Unable to access in Win Explorer by name, IP only

My MyBookLive shows up under Network in Windows Explorer however it cannot be accessed by name, only by IP. This is occurring on 3 different devices (all Win 10). If I try to access it by name it says Windows can’t access it, check the name otherwise there may be a problem with my network. Connecting via IP works just fine (well on 2 of the 3 PCs, but I’ll deal with the 3rd in a different post), it’s just annoying to have to type in the IP each time instead of just clicking the name in the list of devices.

Easy fix, I renamed it and it worked, then named it back and it still works. Interestingly, it now shows in Network both by name and IP.

It can mean that you don’t have a clear active WINS server available on your network to deal with the identification. If you can add one, or give one explicit master priority then that kind of issue should resolve itself. It’s the WINS server that does the resolution for Windows networking.

How do you do that with the WINS server? I don’t have anything special setup/enabled, just using Windows 10 default settings and letting Win auto-discover the NAS. After a little bit of time, it stopped showing by IP address under Network and only shows by name

This morning it’s having more issues:
-on one PC I can see “MYBOOKLIVE” under Network, but can’t connect to it. Works fine by IP
-on a 2nd PC, I can connect to the root of the NAS but can’t access either of the shares. Gives an error about not having access (even though both are public). Again works fine by IP.

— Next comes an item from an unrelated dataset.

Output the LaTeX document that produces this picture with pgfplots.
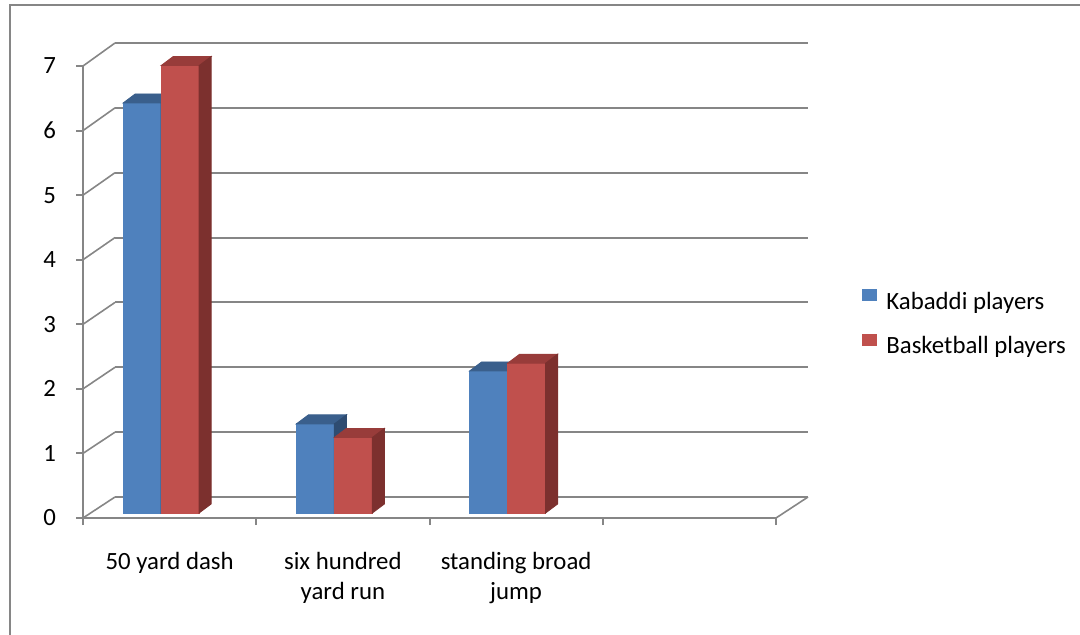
\documentclass[border=0pt]{standalone}
\usepackage{fontspec}
\setmainfont{Carlito}
\usepackage{pgfplots}
\pgfplotsset{compat=1.18}

\definecolor{kblue}{RGB}{79,129,189}
\definecolor{kbluetop}{RGB}{58,95,140}
\definecolor{kblueside}{RGB}{46,76,113}
\definecolor{bred}{RGB}{192,80,77}
\definecolor{bredtop}{RGB}{152,60,58}
\definecolor{bredside}{RGB}{124,48,46}
\definecolor{gridc}{RGB}{134,134,134}

% 1 px of the reference = 0.5pt
\pgfplotsset{
  panel/.style={scale only axis, width=346.5pt, height=226pt, anchor=south west,
    xmin=-0.5, xmax=3.5, ymin=0, ymax=7, clip=false},
  sq legend/.style={legend image code/.code={\fill[##1] (0pt,1.2pt) rectangle (7.5pt,7.2pt);}},
  % whole 3D bar (front, top, side), drawn at the data point
  box3d/.style n args={4}{forget plot, only marks, scatter, point meta=y,
    mark=*, mark size=0pt, mark options={draw=none, fill=none},
    visualization depends on={rawy \as \rawy},
    scatter/@pre marker code/.code={%
      \pgfmathsetlengthmacro\hh{\rawy*32.2857pt}%
      \fill[#4] (#1-9.5pt,0pt) rectangle (#1+9.5pt,-\hh);
      \fill[#2] (#1-9.5pt,0pt) -- (#1+9.5pt,0pt) -- (#1+15.5pt,4.5pt) -- (#1-3.5pt,4.5pt) -- cycle;
      \fill[#3] (#1+9.5pt,0pt) -- (#1+15.5pt,4.5pt) -- (#1+15.5pt,4.5pt-\hh) -- (#1+9.5pt,-\hh) -- cycle;
    },
    scatter/@post marker code/.code={}},
}

\begin{document}
\begin{tikzpicture}[font=\fontsize{12.4}{15}\selectfont]
\useasboundingbox (0,0) rectangle (540pt,-317.5pt);
\draw[gridc, line width=1pt] (5pt,-322pt) -- (5pt,-2.5pt) -- (545pt,-2.5pt);

% back wall with the grid
\begin{axis}[panel, at={(57.5pt,-248.5pt)}, height=227pt,
  axis line style={draw=none}, major tick length=0pt,
  xtick=\empty, ytick={0,...,7}, yticklabels={},
  ymajorgrids, major grid style={gridc, line width=1pt}]
\addplot[draw=none] coordinates {(0,0)};
\pgfplotsinvokeforeach{0,...,7}{\coordinate (b#1) at (axis cs:-0.5,#1);}
\coordinate (bend) at (axis cs:3.5,0);
\end{axis}

% front axes
\begin{axis}[panel, at={(41.5pt,-259pt)},
  axis x line=bottom, axis y line=left,
  axis line style={gridc, line width=1pt, -},
  tick style={gridc, line width=1pt}, tick align=outside, major tick length=3.5pt,
  /pgf/number format/assume math mode=true,
  ytick={0,...,7},
  y tick label style={xshift=-6.5pt},
  xtick={-0.5,0.5,1.5,2.5,3.5}, xticklabels={},
  extra x ticks={0,1,2},
  extra x tick labels={50 yard dash, six hundred\\yard run, standing broad\\jump},
  extra x tick style={major tick length=0pt},
  x tick label style={align=center, anchor=north, yshift=-13.5pt}]
\addplot[draw=none] coordinates {(0,0)};
\pgfplotsinvokeforeach{0,...,7}{\coordinate (f#1) at (axis cs:-0.5,#1);}
\coordinate (fend) at (axis cs:3.5,0);
\end{axis}
\foreach \k in {0,...,7} \draw[gridc, line width=0.8pt] (f\k) -- (b\k);
\draw[gridc, line width=0.8pt] (fend) -- (bend);

% bars
\begin{axis}[panel, at={(37.25pt,-256.5pt)}, hide axis,
  legend style={at={(axis description cs:1.1364,0.4962)}, anchor=north west,
    draw=none, fill=none, inner sep=0pt, row sep=9pt,
    nodes={inner sep=0pt, text height=9pt, text depth=3pt},
    /tikz/every odd column/.style={column sep=4.5pt}},
  legend cell align=left]
\addplot[ybar, bar width=19pt, bar shift=-9.5pt, fill=kblue, draw=none, sq legend]
  coordinates {(0,6.35) (1,1.38) (2,2.2)};
\addlegendentry{Kabaddi players}
\addplot[ybar, bar width=19pt, bar shift=9.5pt, fill=bred, draw=none, sq legend]
  coordinates {(0,6.93) (1,1.17) (2,2.32)};
\addlegendentry{Basketball players}
\addplot[box3d={-9.5pt}{kbluetop}{kblueside}{kblue}] coordinates {(0,6.35) (1,1.38) (2,2.2)};
\addplot[box3d={9.5pt}{bredtop}{bredside}{bred}] coordinates {(0,6.93) (1,1.17) (2,2.32)};
\end{axis}
\end{tikzpicture}
\end{document}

I once again renamed it and it was working again, renamed it back and stopped working (on both PCs). Renamed it to the new name again, back to working. I’ll just stick with the new name I guess and hope it keeps working! But I would like more info on the WINS server if that’s something built into Windows I can change in case that’s the root cause.

It should be built into Windows (look under the TCP/IP protocol part of your network adaptor configuration). I don’t have Windows 10 so I can’t be more specific, but the aim is to raise it’s priority or make it a master.

Basically how it works is that if there are multiple machines with shares on the network, there needs to be a centralised server to keep track of them (who is where and how to access them). That is the WINS server’s job, and any of the machines can do the job. However as they all by default have the same priority level they hold an election to see who gets the job, and by the time that’s all resolved the original request can have timed out. Hence by raising the priority or making it a master you’re forcing your machine to do the job.

In my case I have a Raspberry Pi on my network for doing all sorts of little server tasks, and this is one of them. I think I’ve seen some settings on my NAS box too (a MyCloud Mirror in my case) - look under the networking configuration on your MBL. On my MCM it’s labelled as Link Layer Topology Discovery (LLTD) and is used on the newer versions of Windows.